(GIVEN INSTRUCTION): Please repeat all of the lines that follow, exactly as written.

────────────────────────────────────────

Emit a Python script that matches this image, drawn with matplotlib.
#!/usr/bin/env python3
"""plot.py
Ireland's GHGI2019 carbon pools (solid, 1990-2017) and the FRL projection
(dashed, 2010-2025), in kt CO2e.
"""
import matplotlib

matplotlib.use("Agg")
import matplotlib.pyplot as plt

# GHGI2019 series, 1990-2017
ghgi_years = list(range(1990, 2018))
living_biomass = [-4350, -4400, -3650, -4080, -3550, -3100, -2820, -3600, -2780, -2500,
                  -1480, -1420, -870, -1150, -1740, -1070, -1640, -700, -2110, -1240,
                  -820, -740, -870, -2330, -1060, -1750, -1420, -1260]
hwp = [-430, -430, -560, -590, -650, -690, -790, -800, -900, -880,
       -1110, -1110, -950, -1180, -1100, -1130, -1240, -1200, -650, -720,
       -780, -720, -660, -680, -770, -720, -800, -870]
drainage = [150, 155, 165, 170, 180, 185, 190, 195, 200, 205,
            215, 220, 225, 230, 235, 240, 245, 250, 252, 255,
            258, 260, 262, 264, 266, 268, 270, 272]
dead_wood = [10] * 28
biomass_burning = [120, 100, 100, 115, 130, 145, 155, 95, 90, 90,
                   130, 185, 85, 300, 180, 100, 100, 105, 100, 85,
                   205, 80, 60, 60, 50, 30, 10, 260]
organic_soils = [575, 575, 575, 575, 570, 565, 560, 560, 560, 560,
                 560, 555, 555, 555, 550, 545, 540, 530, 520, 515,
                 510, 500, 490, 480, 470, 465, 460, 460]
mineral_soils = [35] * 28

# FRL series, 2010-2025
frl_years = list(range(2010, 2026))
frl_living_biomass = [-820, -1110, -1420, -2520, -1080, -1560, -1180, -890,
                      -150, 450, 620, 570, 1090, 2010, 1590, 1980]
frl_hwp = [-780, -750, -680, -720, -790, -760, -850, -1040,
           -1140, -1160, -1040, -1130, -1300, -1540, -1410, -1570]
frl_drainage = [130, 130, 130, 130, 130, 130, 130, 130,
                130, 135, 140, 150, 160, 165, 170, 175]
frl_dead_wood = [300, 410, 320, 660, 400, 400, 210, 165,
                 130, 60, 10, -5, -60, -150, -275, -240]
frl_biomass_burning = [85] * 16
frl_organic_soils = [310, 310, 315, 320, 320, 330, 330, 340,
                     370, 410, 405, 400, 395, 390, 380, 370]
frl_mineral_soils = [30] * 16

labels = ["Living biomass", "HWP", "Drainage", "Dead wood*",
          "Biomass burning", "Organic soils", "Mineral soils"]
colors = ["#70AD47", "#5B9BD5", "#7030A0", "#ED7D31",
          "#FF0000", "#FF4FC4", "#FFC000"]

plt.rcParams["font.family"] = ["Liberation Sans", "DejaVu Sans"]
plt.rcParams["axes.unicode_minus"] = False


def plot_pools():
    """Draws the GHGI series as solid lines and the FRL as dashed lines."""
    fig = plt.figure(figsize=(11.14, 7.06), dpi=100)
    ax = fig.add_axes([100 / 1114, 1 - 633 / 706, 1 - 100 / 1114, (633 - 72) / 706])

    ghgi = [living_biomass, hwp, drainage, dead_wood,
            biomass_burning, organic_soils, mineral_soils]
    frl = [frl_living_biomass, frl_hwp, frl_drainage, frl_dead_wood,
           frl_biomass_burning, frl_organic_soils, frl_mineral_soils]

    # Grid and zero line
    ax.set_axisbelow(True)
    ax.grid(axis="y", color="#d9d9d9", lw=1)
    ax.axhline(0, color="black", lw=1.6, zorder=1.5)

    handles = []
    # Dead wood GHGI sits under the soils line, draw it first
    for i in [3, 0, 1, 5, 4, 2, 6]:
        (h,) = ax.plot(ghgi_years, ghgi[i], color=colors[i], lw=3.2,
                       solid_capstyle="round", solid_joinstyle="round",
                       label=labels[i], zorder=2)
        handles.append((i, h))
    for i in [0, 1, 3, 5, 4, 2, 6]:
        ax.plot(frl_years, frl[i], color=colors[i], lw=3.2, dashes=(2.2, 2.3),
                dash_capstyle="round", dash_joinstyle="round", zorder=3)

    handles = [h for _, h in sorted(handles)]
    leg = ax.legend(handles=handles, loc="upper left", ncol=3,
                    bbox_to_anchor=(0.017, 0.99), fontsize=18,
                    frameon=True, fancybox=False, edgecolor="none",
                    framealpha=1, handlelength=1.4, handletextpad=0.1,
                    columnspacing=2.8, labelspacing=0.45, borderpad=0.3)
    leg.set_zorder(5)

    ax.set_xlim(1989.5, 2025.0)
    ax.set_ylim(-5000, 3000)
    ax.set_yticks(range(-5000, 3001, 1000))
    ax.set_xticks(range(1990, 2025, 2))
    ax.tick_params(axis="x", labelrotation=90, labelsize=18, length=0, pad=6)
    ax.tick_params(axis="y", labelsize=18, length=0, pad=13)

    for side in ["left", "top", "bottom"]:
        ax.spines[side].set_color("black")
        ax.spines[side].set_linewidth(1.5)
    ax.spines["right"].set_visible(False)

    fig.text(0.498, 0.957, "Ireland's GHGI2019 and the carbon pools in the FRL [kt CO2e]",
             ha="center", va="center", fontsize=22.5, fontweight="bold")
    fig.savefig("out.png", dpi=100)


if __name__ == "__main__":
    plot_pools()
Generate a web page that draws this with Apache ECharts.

────────────────────────────────────────

(RESPONSE TO THIS EXERCISE):
Emit a Python script that matches this image, drawn with matplotlib.
#!/usr/bin/env python3
"""plot.py
Ireland's GHGI2019 carbon pools (solid, 1990-2017) and the FRL projection
(dashed, 2010-2025), in kt CO2e.
"""
import matplotlib

matplotlib.use("Agg")
import matplotlib.pyplot as plt

# GHGI2019 series, 1990-2017
ghgi_years = list(range(1990, 2018))
living_biomass = [-4350, -4400, -3650, -4080, -3550, -3100, -2820, -3600, -2780, -2500,
                  -1480, -1420, -870, -1150, -1740, -1070, -1640, -700, -2110, -1240,
                  -820, -740, -870, -2330, -1060, -1750, -1420, -1260]
hwp = [-430, -430, -560, -590, -650, -690, -790, -800, -900, -880,
       -1110, -1110, -950, -1180, -1100, -1130, -1240, -1200, -650, -720,
       -780, -720, -660, -680, -770, -720, -800, -870]
drainage = [150, 155, 165, 170, 180, 185, 190, 195, 200, 205,
            215, 220, 225, 230, 235, 240, 245, 250, 252, 255,
            258, 260, 262, 264, 266, 268, 270, 272]
dead_wood = [10] * 28
biomass_burning = [120, 100, 100, 115, 130, 145, 155, 95, 90, 90,
                   130, 185, 85, 300, 180, 100, 100, 105, 100, 85,
                   205, 80, 60, 60, 50, 30, 10, 260]
organic_soils = [575, 575, 575, 575, 570, 565, 560, 560, 560, 560,
                 560, 555, 555, 555, 550, 545, 540, 530, 520, 515,
                 510, 500, 490, 480, 470, 465, 460, 460]
mineral_soils = [35] * 28

# FRL series, 2010-2025
frl_years = list(range(2010, 2026))
frl_living_biomass = [-820, -1110, -1420, -2520, -1080, -1560, -1180, -890,
                      -150, 450, 620, 570, 1090, 2010, 1590, 1980]
frl_hwp = [-780, -750, -680, -720, -790, -760, -850, -1040,
           -1140, -1160, -1040, -1130, -1300, -1540, -1410, -1570]
frl_drainage = [130, 130, 130, 130, 130, 130, 130, 130,
                130, 135, 140, 150, 160, 165, 170, 175]
frl_dead_wood = [300, 410, 320, 660, 400, 400, 210, 165,
                 130, 60, 10, -5, -60, -150, -275, -240]
frl_biomass_burning = [85] * 16
frl_organic_soils = [310, 310, 315, 320, 320, 330, 330, 340,
                     370, 410, 405, 400, 395, 390, 380, 370]
frl_mineral_soils = [30] * 16

labels = ["Living biomass", "HWP", "Drainage", "Dead wood*",
          "Biomass burning", "Organic soils", "Mineral soils"]
colors = ["#70AD47", "#5B9BD5", "#7030A0", "#ED7D31",
          "#FF0000", "#FF4FC4", "#FFC000"]

plt.rcParams["font.family"] = ["Liberation Sans", "DejaVu Sans"]
plt.rcParams["axes.unicode_minus"] = False


def plot_pools():
    """Draws the GHGI series as solid lines and the FRL as dashed lines."""
    fig = plt.figure(figsize=(11.14, 7.06), dpi=100)
    ax = fig.add_axes([100 / 1114, 1 - 633 / 706, 1 - 100 / 1114, (633 - 72) / 706])

    ghgi = [living_biomass, hwp, drainage, dead_wood,
            biomass_burning, organic_soils, mineral_soils]
    frl = [frl_living_biomass, frl_hwp, frl_drainage, frl_dead_wood,
           frl_biomass_burning, frl_organic_soils, frl_mineral_soils]

    # Grid and zero line
    ax.set_axisbelow(True)
    ax.grid(axis="y", color="#d9d9d9", lw=1)
    ax.axhline(0, color="black", lw=1.6, zorder=1.5)

    handles = []
    # Dead wood GHGI sits under the soils line, draw it first
    for i in [3, 0, 1, 5, 4, 2, 6]:
        (h,) = ax.plot(ghgi_years, ghgi[i], color=colors[i], lw=3.2,
                       solid_capstyle="round", solid_joinstyle="round",
                       label=labels[i], zorder=2)
        handles.append((i, h))
    for i in [0, 1, 3, 5, 4, 2, 6]:
        ax.plot(frl_years, frl[i], color=colors[i], lw=3.2, dashes=(2.2, 2.3),
                dash_capstyle="round", dash_joinstyle="round", zorder=3)

    handles = [h for _, h in sorted(handles)]
    leg = ax.legend(handles=handles, loc="upper left", ncol=3,
                    bbox_to_anchor=(0.017, 0.99), fontsize=18,
                    frameon=True, fancybox=False, edgecolor="none",
                    framealpha=1, handlelength=1.4, handletextpad=0.1,
                    columnspacing=2.8, labelspacing=0.45, borderpad=0.3)
    leg.set_zorder(5)

    ax.set_xlim(1989.5, 2025.0)
    ax.set_ylim(-5000, 3000)
    ax.set_yticks(range(-5000, 3001, 1000))
    ax.set_xticks(range(1990, 2025, 2))
    ax.tick_params(axis="x", labelrotation=90, labelsize=18, length=0, pad=6)
    ax.tick_params(axis="y", labelsize=18, length=0, pad=13)

    for side in ["left", "top", "bottom"]:
        ax.spines[side].set_color("black")
        ax.spines[side].set_linewidth(1.5)
    ax.spines["right"].set_visible(False)

    fig.text(0.498, 0.957, "Ireland's GHGI2019 and the carbon pools in the FRL [kt CO2e]",
             ha="center", va="center", fontsize=22.5, fontweight="bold")
    fig.savefig("out.png", dpi=100)


if __name__ == "__main__":
    plot_pools()
Generate a web page that draws this with Apache ECharts.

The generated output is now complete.